━━━ Data supplied

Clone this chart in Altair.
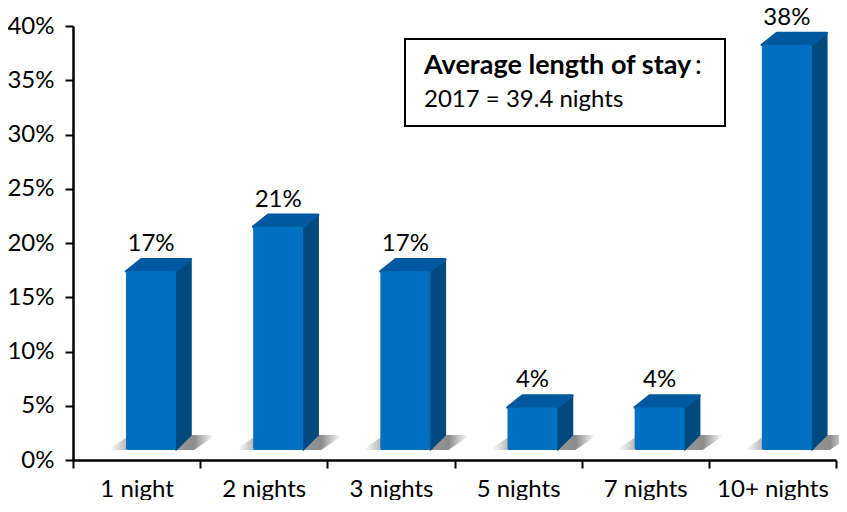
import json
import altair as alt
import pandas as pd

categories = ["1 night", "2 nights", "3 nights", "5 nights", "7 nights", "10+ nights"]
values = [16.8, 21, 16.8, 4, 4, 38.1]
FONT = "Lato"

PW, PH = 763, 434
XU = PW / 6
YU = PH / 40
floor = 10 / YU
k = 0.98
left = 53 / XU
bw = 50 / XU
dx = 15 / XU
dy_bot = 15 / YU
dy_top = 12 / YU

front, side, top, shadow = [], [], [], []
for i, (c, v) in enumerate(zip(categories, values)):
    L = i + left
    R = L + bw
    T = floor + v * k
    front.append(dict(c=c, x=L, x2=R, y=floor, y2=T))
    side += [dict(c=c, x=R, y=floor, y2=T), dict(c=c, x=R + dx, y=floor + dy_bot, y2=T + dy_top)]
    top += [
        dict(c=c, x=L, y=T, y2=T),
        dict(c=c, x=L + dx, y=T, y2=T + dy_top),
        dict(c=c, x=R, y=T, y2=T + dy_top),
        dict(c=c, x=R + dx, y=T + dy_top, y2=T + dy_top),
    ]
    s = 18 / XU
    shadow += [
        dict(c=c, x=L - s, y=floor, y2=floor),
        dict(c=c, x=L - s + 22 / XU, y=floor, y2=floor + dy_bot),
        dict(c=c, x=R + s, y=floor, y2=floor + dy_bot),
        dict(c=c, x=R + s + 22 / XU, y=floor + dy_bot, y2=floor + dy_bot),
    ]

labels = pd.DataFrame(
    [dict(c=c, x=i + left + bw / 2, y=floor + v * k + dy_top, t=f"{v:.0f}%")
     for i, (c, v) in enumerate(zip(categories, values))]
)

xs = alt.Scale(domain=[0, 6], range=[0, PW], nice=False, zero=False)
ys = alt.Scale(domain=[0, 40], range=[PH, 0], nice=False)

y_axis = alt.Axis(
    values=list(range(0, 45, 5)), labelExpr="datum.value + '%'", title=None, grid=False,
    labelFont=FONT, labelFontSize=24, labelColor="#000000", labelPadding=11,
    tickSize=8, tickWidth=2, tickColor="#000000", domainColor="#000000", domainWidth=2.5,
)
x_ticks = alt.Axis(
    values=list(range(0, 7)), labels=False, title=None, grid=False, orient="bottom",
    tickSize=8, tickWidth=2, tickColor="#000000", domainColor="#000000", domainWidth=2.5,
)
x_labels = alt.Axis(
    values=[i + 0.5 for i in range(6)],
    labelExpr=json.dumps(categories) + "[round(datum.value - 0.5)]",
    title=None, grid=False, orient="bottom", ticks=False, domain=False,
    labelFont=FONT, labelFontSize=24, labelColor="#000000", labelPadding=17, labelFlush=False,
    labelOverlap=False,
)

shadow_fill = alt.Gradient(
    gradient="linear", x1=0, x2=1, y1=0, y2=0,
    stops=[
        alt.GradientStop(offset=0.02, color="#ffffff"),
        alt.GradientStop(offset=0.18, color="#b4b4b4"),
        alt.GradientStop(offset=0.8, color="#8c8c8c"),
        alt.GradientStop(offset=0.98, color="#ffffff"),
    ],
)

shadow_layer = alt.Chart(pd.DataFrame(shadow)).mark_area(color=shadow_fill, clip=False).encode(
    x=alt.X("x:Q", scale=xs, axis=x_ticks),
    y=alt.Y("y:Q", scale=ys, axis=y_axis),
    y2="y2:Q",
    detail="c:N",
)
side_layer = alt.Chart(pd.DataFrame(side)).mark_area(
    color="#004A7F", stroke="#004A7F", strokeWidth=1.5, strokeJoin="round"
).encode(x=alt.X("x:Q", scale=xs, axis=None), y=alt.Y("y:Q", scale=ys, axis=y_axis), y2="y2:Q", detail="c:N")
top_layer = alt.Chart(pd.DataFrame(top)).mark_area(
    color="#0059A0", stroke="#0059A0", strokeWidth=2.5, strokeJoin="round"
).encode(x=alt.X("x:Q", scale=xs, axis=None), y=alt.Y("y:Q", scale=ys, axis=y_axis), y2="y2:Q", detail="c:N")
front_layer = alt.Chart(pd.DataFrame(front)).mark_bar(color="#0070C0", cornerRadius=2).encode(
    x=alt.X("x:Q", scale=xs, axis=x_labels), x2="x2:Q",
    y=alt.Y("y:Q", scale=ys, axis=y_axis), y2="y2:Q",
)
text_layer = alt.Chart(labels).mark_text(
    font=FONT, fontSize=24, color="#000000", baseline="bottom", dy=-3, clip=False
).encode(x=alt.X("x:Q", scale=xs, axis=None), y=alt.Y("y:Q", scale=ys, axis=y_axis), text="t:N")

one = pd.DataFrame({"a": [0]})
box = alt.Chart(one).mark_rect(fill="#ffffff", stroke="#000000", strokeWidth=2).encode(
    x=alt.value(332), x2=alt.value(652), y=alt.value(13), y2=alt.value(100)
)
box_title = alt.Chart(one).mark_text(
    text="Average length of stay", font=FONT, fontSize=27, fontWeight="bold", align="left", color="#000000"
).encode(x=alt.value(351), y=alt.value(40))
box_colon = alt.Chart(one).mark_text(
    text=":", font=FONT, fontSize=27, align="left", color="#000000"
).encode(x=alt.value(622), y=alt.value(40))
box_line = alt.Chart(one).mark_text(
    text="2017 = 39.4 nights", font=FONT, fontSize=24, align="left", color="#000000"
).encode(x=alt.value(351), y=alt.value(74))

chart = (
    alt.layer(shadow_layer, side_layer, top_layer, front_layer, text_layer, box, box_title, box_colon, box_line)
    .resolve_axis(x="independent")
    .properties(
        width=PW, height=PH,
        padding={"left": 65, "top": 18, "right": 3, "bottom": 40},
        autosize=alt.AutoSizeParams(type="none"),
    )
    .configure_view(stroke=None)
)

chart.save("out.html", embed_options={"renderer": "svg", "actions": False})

━━━━━━
━━━ Data supplied

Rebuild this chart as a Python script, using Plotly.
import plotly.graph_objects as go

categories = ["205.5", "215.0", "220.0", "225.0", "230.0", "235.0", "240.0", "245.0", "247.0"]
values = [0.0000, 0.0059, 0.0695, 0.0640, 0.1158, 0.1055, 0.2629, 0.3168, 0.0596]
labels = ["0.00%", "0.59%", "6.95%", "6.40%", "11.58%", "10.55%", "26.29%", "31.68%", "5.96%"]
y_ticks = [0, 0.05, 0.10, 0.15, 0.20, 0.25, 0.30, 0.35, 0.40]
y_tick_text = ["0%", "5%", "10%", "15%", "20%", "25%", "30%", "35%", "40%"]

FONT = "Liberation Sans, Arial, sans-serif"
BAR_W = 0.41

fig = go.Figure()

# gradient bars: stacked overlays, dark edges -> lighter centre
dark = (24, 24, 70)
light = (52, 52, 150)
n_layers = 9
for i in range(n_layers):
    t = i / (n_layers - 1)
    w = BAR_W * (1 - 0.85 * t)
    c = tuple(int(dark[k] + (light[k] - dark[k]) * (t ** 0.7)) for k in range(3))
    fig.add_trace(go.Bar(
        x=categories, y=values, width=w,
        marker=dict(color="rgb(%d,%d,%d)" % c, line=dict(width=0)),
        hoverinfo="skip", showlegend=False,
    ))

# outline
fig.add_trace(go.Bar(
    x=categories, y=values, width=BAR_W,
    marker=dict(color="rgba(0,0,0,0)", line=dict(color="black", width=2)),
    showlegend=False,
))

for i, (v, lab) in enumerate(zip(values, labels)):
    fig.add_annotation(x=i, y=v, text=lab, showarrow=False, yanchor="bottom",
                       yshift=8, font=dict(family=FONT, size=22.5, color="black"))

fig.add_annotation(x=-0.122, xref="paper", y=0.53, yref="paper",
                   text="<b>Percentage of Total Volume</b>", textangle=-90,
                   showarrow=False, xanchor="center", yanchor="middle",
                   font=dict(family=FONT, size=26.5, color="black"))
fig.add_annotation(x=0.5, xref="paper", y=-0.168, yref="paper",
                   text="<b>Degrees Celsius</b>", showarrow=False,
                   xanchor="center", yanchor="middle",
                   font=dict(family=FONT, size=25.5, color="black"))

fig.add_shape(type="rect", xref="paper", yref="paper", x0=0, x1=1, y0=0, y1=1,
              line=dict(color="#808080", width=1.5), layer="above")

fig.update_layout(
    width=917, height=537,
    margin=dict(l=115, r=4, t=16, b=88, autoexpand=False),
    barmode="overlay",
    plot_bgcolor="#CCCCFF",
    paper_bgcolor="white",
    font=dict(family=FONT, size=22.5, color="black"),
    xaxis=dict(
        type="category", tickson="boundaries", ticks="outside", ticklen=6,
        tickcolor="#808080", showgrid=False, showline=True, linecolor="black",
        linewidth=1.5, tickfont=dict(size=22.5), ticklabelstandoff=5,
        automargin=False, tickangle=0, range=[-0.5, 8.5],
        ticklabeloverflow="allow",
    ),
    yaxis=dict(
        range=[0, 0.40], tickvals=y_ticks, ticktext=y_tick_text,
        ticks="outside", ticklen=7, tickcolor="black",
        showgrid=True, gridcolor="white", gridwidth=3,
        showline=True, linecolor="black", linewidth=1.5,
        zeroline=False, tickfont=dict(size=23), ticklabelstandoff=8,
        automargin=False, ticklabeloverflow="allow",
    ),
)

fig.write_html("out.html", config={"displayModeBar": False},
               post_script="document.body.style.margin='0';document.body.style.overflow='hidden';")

━━━━━━

Write out the lines from the one containing "Clone this chart in Altair." down to the one containing "dy_top = 12 / YU", both included, exactly as they appear. Leave out any pictures.

▶ [Final answer]:
Clone this chart in Altair.
import json
import altair as alt
import pandas as pd

categories = ["1 night", "2 nights", "3 nights", "5 nights", "7 nights", "10+ nights"]
values = [16.8, 21, 16.8, 4, 4, 38.1]
FONT = "Lato"

PW, PH = 763, 434
XU = PW / 6
YU = PH / 40
floor = 10 / YU
k = 0.98
left = 53 / XU
bw = 50 / XU
dx = 15 / XU
dy_bot = 15 / YU
dy_top = 12 / YU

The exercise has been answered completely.